Across the state sector there are so many shining examples of schools that rival prestigious private schools. Look at Brampton Manor Academy in east London where more than 100 pupils got straight As or A*s in their A-levels last year and 20 students – all from black or minority ethnic backgrounds – went to either Oxford or Cambridge.

Exeter Mathematics School and King’s College London Mathematics School are both state funded but offer the kind of specialist education that would once have been out of reach for so many people. Their successes are tangible with both seeing incredible results. Last year, 99 per cent of students at King’s achieved an A or A* in A-level maths.

Not long ago that sort of success was the preserve of Eton and its ilk but now this sort of excellence and ambition is commonplace and the result is that the playing field is levelling with the attainment gap between disadvantaged pupils and their peers narrowing.

This progress didn’t happen by accident. Eighty-five per cent of state-funded schools are now rated good or outstanding – compared to 68 per cent in 2010. This has been driven by a range of reforms, focused on strengthening education from the bottom up. Phonics is helping early literacy, more pupils leave primary school meeting the expected standards in maths and English, reformed GCSEs make sure 16-year-olds have the knowledge parents expect.

But it goes beyond that. Academies and free schools, where over 50 per cent of state educated pupils are now being taught, have greater autonomy and freedom than they’ve ever had to create the kind of educational environments that parents in their communities want.

This often means they have an ethos and vision that was previously the preserve of the private sector. This might be seen in a code of behaviour, for example, or their aspirations for academic attainment, or their encouragement of extra-curricular activity and the development of personal qualities like resilience, respect and loyalty.

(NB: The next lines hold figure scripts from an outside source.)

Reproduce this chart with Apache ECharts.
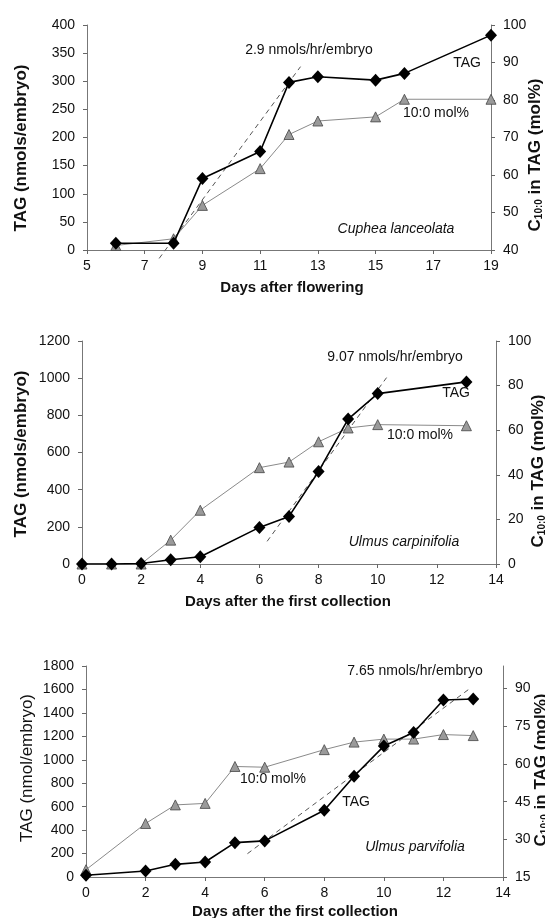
<!DOCTYPE html>
<html>
<head>
<meta charset="utf-8">
<script src="https://cdn.jsdelivr.net/npm/echarts@6/dist/echarts.min.js"></script>
<style>
  html, body { margin: 0; padding: 0; background: #fff; }
  #main { width: 545px; height: 918px; }
</style>
</head>
<body>
<div id="main"></div>
<script>
var chart = echarts.init(document.getElementById('main'));

// Cuphea lanceolata
var days1 = [6, 8, 9, 11, 12, 13, 15, 16, 19];
var tag1 = [12, 12, 127, 175, 298, 308, 302, 314, 382];
var mol1 = [41.2, 43, 51.9, 61.7, 70.8, 74.4, 75.5, 80.2, 80.2];
var fitX1 = [7.5, 12.4];
var fitY1 = [-15, 326];

// Ulmus carpinifolia
var days2 = [0, 1, 2, 3, 4, 6, 7, 8, 9, 10, 13];
var tag2 = [0, 0, 3, 23, 39, 197, 256, 498, 780, 917, 980];
var mol2 = [0, 0, 0, 10.7, 24.1, 43.2, 45.7, 54.8, 61, 62.5, 62];
var fitX2 = [6.26, 10.3];
var fitY2 = [122, 1003];

// Ulmus parvifolia
var days3 = [0, 2, 3, 4, 5, 6, 8, 9, 10, 11, 12, 13];
var tag3 = [15, 51, 108, 128, 293, 308, 570, 860, 1117, 1233, 1510, 1518];
var mol3 = [17.9, 36.3, 43.7, 44.3, 59, 58.7, 65.7, 68.7, 69.9, 69.9, 71.7, 71.3];
var fitX3 = [5.42, 12.85];
var fitY3 = [199, 1601];

var FONT = "'Liberation Sans', Arial, sans-serif";

function pairs(xs, ys) {
    var out = [];
    for (var i = 0; i < xs.length; i++) out.push([xs[i], ys[i]]);
    return out;
}
function plain(v) { return String(v); }

var lineStyleAxis = { show: true, lineStyle: { color: '#777', width: 1 } };
var tickStyle = { show: true, length: 4, lineStyle: { color: '#666' } };

function xAx(grid, min, max, step) {
    return {
        type: 'value', gridIndex: grid, min: min, max: max, interval: step,
        axisLine: lineStyleAxis, axisTick: tickStyle, splitLine: { show: false },
        axisLabel: { color: '#111', fontSize: 14, fontFamily: FONT, margin: 9, formatter: plain }
    };
}
function yAx(grid, pos, min, max, step) {
    return {
        type: 'value', gridIndex: grid, position: pos, min: min, max: max, interval: step,
        axisLine: lineStyleAxis, axisTick: tickStyle, splitLine: { show: false },
        axisLabel: {
            color: '#111', fontSize: 14, fontFamily: FONT, margin: 12,
            showMaxLabel: max % step === 0, formatter: plain
        }
    };
}

function tagSeries(idx, xs, ys) {
    return {
        type: 'line', xAxisIndex: idx, yAxisIndex: idx * 2, data: pairs(xs, ys),
        symbol: 'diamond', symbolSize: [12, 13], z: 5,
        itemStyle: { color: '#000' }, lineStyle: { color: '#000', width: 1.6 }
    };
}
function molSeries(idx, xs, ys) {
    return {
        type: 'line', xAxisIndex: idx, yAxisIndex: idx * 2 + 1, data: pairs(xs, ys),
        symbol: 'triangle', symbolSize: 10, z: 4,
        itemStyle: { color: '#9a9a9a', borderColor: '#444', borderWidth: 0.8 },
        lineStyle: { color: '#8a8a8a', width: 1 }
    };
}
function fitSeries(idx, xs, ys) {
    return {
        type: 'line', xAxisIndex: idx, yAxisIndex: idx * 2, data: pairs(xs, ys),
        symbol: 'none', clip: false, z: 3,
        lineStyle: { color: '#555', width: 1, type: [5, 4] }
    };
}

function txt(x, y, s, opt) {
    opt = opt || {};
    return {
        type: 'text', x: x, y: y, rotation: opt.rot || 0, z: 10,
        style: {
            text: s, fill: '#111', textAlign: 'center', textVerticalAlign: 'middle',
            font: (opt.italic ? 'italic ' : '') + (opt.bold ? 'bold ' : '') + (opt.size || 14) + 'px ' + FONT,
            rich: opt.rich
        }
    };
}
var subRich = {
    b: { fontSize: 17, fontWeight: 'bold', fontFamily: FONT, fill: '#111', lineHeight: 20, verticalAlign: 'bottom' },
    s: { fontSize: 10, fontWeight: 'bold', fontFamily: FONT, fill: '#111', lineHeight: 20, verticalAlign: 'bottom' }
};
var rightName = '{b|C}{s|10:0}{b| in TAG (mol%)}';

chart.setOption({
    backgroundColor: '#fff',
    animation: false,
    grid: [
        { left: 87, top: 25, width: 404, height: 225 },
        { left: 82, top: 341, width: 414, height: 223 },
        { left: 86, top: 666, width: 417, height: 211 }
    ],
    xAxis: [
        xAx(0, 5, 19, 2),
        xAx(1, 0, 14, 2),
        xAx(2, 0, 14, 2)
    ],
    yAxis: [
        yAx(0, 'left', 0, 400, 50),
        yAx(0, 'right', 40, 100, 10),
        yAx(1, 'left', 0, 1200, 200),
        yAx(1, 'right', 0, 100, 20),
        yAx(2, 'left', 0, 1800, 200),
        yAx(2, 'right', 15, 99, 15)
    ],
    series: [
        fitSeries(0, fitX1, fitY1), molSeries(0, days1, mol1), tagSeries(0, days1, tag1),
        fitSeries(1, fitX2, fitY2), molSeries(1, days2, mol2), tagSeries(1, days2, tag2),
        fitSeries(2, fitX3, fitY3), molSeries(2, days3, mol3), tagSeries(2, days3, tag3)
    ],
    graphic: [
        txt(309, 50, '2.9 nmols/hr/embryo'),
        txt(467, 63, 'TAG'),
        txt(436, 113, '10:0 mol%'),
        txt(396, 229, 'Cuphea lanceolata', { italic: true }),
        txt(21, 148, 'TAG (nmols/embryo)', { bold: true, size: 17, rot: Math.PI / 2 }),
        txt(534, 155, rightName, { rot: Math.PI / 2, rich: subRich }),
        txt(292, 288, 'Days after flowering', { bold: true, size: 15 }),

        txt(395, 357, '9.07 nmols/hr/embryo'),
        txt(456, 393, 'TAG'),
        txt(420, 435, '10:0 mol%'),
        txt(404, 542, 'Ulmus carpinifolia', { italic: true }),
        txt(21, 454, 'TAG (nmols/embryo)', { bold: true, size: 17, rot: Math.PI / 2 }),
        txt(537, 471, rightName, { rot: Math.PI / 2, rich: subRich }),
        txt(288, 602, 'Days after the first collection', { bold: true, size: 15 }),

        txt(415, 671, '7.65 nmols/hr/embryo'),
        txt(273, 779, '10:0 mol%'),
        txt(356, 802, 'TAG'),
        txt(415, 847, 'Ulmus parvifolia', { italic: true }),
        txt(27, 768, 'TAG (nmol/embryo)', { size: 17, rot: Math.PI / 2 }),
        txt(540, 770, rightName, { rot: Math.PI / 2, rich: subRich }),
        txt(295, 912, 'Days after the first collection', { bold: true, size: 15 })
    ]
});
</script>
</body>
</html>
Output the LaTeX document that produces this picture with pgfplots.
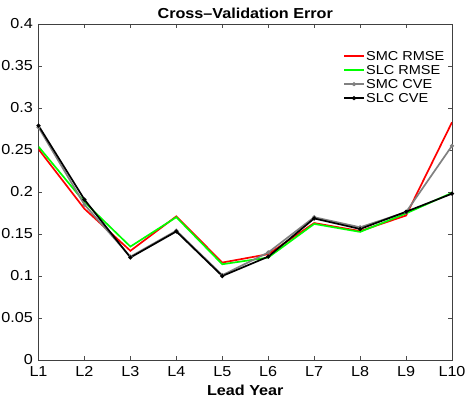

For too long professions like law, politics and journalism have been dominated by independently schooled people. By making sure that our state schools offer a comparable education to private schools we will drive down these inequalities.

We’re also making sure that the links between the private and state sectors are better than ever. We’ve set up a partnerships programme that allows state schools, private schools and universities to share their expertise and resources. It is only right that those that have superb facilities are encouraged to share them with others who are not so well provisioned.

All this means that standards of state and private sectors are closer than they have ever been. There will always be those parents who will choose a private school over a state one and I don’t think these schools are in any danger of extinction, but all the same I am very happy to celebrate the levelling of the playing fields.

Nick Gibb is minister of state at the Department for Education and Conservative MP for Bognor Regis and Littlehampton.